I decided to first read more on Triangulation and to do the work the next day. I closed the coning. I read all about Triangulation in Workbook II (I knew about Triangulation from the Microbial Balancing Program — but this was different). I developed a better understanding that a good triangle in the garden — or company, as in this case — is a powerful thing to have. And I had better ideas how to ask relevant questions in the coning. Armed with knowledge, I opened the coning the next day and found out what to triangulate the water energizer with. I thought — maybe the manufacturer and me? Or the inventor's spirit and some other thing, like my company — I had plenty of wild possibilities up my sleeve. But it was much simpler than all my imagination: the energizer is a product of my company, and the triangle is with two other products of my company. Now I understand that products are like plants in a garden.
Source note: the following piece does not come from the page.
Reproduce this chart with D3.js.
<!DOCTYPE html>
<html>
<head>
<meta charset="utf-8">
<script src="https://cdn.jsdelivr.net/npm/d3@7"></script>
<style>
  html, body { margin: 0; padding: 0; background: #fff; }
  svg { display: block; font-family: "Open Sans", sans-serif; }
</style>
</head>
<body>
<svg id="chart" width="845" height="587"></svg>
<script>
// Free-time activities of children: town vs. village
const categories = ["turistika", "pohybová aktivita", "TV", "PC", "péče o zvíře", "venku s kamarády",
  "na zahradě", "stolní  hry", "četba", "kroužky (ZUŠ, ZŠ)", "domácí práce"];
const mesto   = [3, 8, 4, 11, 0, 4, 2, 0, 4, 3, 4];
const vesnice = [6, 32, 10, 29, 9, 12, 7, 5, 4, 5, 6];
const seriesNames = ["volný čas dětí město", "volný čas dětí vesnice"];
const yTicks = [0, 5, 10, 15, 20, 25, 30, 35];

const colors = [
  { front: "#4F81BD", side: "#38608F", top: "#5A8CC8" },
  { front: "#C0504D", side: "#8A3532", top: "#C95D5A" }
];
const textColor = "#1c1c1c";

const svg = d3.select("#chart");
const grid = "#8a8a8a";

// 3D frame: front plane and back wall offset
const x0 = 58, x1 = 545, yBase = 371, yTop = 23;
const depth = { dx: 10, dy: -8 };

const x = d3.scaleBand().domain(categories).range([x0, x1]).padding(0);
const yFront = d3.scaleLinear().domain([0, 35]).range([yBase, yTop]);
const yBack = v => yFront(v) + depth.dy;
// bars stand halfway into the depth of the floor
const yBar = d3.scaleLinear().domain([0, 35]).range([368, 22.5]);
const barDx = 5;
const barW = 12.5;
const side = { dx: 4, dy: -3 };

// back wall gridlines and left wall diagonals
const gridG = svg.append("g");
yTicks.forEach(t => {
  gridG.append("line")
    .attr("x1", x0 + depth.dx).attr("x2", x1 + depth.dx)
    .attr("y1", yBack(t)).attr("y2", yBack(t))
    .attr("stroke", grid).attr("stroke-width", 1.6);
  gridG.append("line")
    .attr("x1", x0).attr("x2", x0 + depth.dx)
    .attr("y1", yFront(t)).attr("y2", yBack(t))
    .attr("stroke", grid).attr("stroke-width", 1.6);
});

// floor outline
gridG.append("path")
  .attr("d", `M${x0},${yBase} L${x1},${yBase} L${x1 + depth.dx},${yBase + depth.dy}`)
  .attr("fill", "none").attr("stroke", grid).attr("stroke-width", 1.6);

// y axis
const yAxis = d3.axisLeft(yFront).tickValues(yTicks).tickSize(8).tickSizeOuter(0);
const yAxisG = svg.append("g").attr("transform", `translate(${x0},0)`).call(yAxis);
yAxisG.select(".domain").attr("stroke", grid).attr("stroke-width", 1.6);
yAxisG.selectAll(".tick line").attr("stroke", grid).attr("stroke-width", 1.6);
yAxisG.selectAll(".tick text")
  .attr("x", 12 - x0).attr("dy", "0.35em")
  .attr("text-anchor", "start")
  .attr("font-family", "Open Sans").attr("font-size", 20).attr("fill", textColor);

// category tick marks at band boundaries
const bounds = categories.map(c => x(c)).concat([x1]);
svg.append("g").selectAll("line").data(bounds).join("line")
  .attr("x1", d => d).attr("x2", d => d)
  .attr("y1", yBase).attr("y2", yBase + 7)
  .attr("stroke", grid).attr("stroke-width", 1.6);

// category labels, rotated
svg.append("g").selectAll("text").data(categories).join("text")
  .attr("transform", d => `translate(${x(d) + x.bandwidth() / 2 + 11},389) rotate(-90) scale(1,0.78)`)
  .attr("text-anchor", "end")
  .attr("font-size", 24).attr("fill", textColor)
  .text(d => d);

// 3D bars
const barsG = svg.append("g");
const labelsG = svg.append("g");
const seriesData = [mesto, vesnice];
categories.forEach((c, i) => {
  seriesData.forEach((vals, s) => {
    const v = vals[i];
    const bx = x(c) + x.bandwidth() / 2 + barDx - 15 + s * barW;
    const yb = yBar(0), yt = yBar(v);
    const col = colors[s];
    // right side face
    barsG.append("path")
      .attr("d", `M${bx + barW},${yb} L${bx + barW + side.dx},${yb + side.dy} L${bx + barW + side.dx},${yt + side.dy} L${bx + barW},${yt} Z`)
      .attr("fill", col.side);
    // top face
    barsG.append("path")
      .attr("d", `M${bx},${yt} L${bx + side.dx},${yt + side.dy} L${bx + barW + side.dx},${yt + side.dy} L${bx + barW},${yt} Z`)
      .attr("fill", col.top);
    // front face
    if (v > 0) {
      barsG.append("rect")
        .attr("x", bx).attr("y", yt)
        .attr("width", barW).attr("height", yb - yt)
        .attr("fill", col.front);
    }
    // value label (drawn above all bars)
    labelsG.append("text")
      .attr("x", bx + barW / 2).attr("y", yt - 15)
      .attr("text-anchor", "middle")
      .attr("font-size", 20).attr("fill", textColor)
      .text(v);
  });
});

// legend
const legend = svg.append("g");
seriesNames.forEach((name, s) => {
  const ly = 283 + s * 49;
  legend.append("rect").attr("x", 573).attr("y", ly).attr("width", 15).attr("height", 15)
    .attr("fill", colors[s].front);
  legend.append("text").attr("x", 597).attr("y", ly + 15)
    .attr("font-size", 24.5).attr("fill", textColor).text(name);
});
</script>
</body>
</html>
I made a product list and soon discovered, via testing, that I needed to triangulate the energizer with a book and a CD we sell. I did the triangulation work (one link and one point). Of course, my curious business-mind thought that it might be good to offer the products as packages or in a special combined way. I asked, but no such thing was to be done. Business as usual, or not quite as usual. We had a huge influx of orders the next day, all completely unexpected and only in part related to the products involved in the triangle. The company just sold three times more products the next day than normally sold in about a week. From reading in Workbook II, I got the message that triangles are a rare "fluke" in a garden, unless things are done in co-creative partnership. So I was surprised to have a triangle in my "garden." But when I think back, I have asked in conings (even the definition, direction and purpose [DDP] was not so clearly defined then) if I should include these products/items in my company's product list. (I badly burned my financial fingers in the past when I included things I thought were right.) So that to have a triangle is a nice gift and not a "fluke" after all.
One final note: I recently made a DDP for my company and calibrated myself to the DDP of my company. I have not done this before. The DDP included a substantial amount of profit each month for me and my wife to live from, which might well be possible to achieve soon if things keep going at this rate.